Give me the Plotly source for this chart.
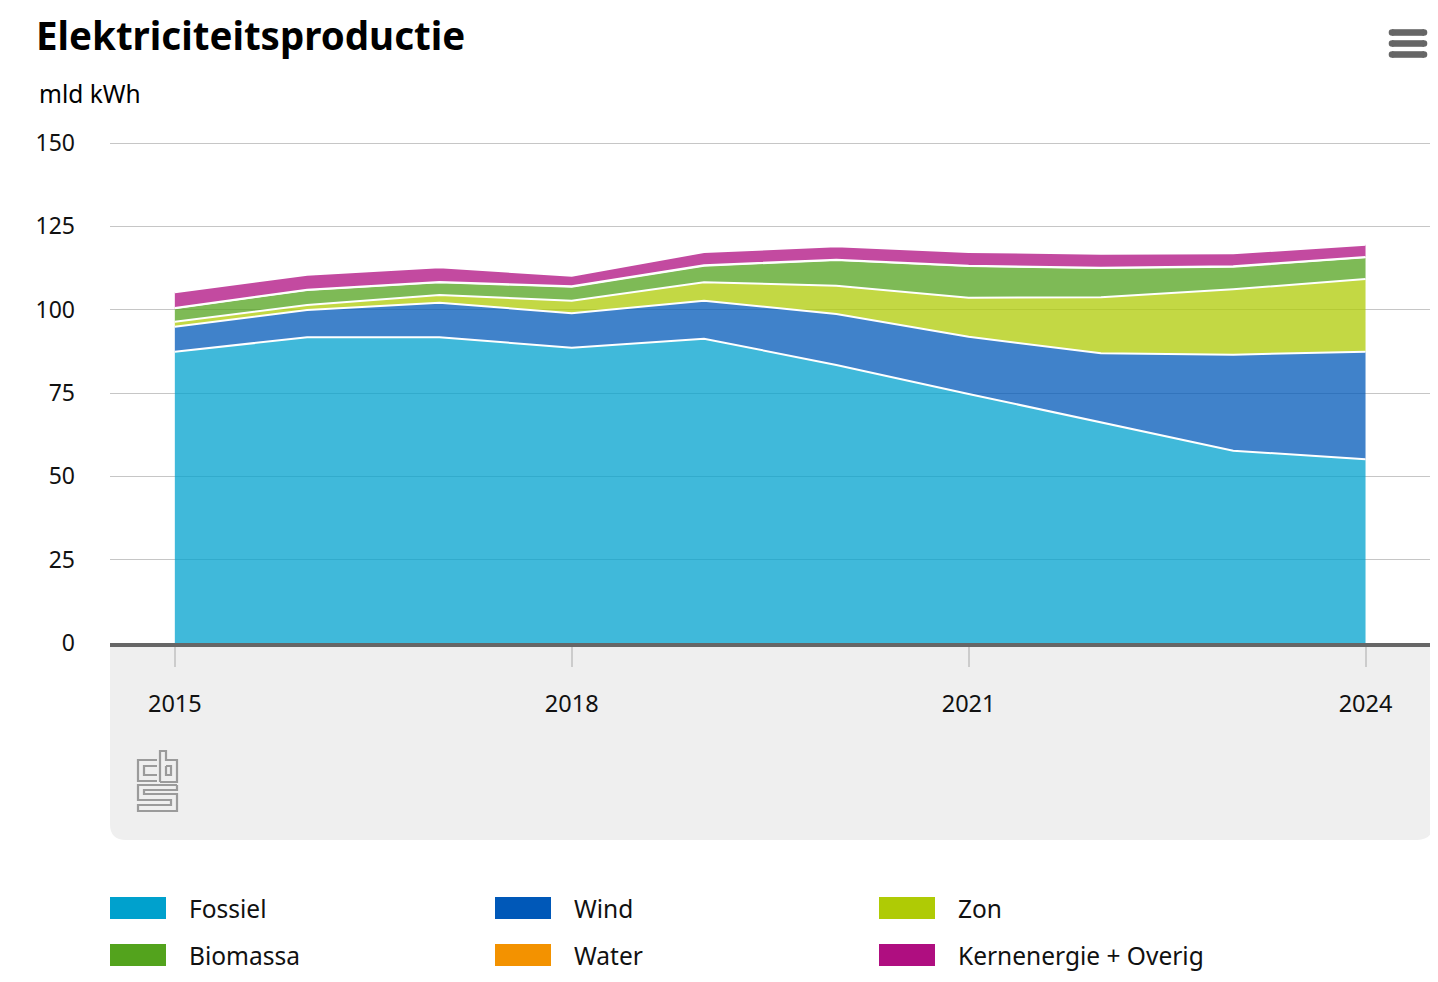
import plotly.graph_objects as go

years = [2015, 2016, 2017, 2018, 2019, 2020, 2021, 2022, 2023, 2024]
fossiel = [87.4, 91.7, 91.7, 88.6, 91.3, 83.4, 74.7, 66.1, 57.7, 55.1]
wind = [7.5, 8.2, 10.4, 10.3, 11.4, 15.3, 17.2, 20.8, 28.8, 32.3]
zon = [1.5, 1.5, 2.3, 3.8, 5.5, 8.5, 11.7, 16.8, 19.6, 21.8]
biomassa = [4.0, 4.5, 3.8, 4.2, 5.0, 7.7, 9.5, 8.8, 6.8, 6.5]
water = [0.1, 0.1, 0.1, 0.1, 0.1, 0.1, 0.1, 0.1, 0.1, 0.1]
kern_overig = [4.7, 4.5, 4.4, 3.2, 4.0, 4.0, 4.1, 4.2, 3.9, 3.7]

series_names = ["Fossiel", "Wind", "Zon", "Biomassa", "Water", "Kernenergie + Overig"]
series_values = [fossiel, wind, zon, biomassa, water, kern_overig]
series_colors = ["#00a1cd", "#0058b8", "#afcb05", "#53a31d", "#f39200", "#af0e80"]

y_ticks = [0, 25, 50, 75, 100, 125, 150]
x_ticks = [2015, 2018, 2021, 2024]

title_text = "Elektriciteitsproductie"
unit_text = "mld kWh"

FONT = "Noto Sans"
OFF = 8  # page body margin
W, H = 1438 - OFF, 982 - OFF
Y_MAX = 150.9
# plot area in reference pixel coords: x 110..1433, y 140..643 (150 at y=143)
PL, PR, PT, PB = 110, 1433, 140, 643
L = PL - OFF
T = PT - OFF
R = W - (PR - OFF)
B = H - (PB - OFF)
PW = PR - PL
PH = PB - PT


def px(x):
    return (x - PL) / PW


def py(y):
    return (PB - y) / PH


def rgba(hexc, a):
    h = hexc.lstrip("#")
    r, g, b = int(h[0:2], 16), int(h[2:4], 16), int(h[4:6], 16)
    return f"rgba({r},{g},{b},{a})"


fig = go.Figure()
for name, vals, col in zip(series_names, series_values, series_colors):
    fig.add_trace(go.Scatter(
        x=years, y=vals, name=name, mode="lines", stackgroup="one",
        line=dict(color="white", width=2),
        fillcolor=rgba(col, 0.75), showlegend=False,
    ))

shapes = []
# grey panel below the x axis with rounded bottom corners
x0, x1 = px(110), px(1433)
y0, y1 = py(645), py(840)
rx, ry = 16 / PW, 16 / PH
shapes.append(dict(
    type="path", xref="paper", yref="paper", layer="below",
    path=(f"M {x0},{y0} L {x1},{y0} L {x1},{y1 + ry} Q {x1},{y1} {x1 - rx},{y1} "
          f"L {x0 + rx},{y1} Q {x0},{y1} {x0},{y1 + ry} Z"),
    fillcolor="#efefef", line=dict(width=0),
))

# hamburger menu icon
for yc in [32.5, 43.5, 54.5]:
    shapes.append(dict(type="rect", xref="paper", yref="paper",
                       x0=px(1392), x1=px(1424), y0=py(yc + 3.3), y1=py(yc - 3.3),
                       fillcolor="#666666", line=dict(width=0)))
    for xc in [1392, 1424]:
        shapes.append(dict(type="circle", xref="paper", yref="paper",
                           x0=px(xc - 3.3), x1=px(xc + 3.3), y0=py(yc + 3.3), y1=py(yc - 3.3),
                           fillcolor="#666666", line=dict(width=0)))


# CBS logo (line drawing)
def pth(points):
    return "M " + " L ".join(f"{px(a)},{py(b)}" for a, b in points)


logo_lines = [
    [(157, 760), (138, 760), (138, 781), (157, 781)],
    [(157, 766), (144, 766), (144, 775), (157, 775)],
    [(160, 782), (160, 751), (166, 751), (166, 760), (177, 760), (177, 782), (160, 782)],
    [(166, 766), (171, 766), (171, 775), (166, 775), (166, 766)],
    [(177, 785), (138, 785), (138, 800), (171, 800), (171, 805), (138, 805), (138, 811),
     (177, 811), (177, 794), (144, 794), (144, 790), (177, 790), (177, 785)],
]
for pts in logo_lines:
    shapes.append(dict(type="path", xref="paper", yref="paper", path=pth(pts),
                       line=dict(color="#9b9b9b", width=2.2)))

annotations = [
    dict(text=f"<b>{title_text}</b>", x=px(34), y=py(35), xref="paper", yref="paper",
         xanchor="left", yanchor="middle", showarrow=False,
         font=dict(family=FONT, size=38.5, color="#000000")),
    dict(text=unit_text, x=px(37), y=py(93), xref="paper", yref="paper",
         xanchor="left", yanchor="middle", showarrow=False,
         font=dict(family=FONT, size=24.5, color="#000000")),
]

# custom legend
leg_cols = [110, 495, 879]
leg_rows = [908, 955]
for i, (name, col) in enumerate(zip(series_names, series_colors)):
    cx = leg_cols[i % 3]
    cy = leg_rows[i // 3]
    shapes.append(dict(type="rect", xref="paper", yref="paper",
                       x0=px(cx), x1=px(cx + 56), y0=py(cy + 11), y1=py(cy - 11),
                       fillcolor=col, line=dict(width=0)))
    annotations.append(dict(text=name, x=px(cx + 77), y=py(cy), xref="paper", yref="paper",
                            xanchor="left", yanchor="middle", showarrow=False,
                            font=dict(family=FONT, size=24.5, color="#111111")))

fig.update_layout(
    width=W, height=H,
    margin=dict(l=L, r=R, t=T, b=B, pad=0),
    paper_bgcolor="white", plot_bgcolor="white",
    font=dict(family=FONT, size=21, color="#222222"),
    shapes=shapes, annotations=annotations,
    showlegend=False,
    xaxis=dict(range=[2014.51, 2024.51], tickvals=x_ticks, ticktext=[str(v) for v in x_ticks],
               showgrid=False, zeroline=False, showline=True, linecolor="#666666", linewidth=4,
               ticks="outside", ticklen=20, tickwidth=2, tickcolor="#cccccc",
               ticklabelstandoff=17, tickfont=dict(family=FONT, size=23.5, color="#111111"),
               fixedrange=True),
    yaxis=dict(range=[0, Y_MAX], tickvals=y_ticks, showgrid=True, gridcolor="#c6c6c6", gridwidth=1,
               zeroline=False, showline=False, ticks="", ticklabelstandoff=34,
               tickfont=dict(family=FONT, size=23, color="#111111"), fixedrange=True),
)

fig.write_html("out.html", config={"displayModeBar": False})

--- --- ---

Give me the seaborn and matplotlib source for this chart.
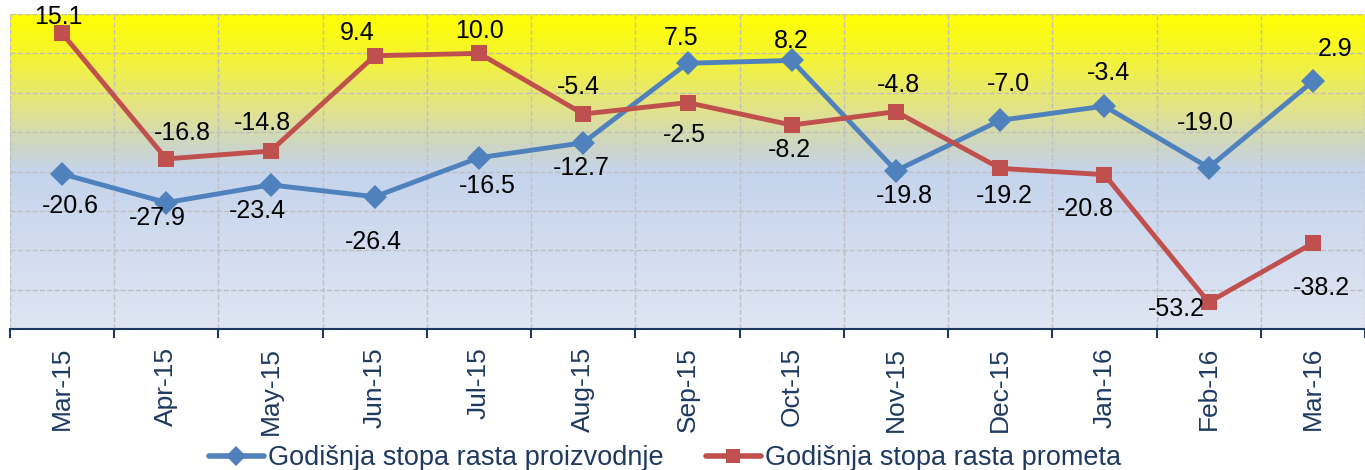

--- --- ---

_What is being asked_
Only the lines starting at the line with "Give me the Plotly source for this chart." and ending at the line with "import plotly.graph_objects as go" should be printed again, exactly and with both ends kept; omit the pictures.

_Correct output_
Give me the Plotly source for this chart.
import plotly.graph_objects as go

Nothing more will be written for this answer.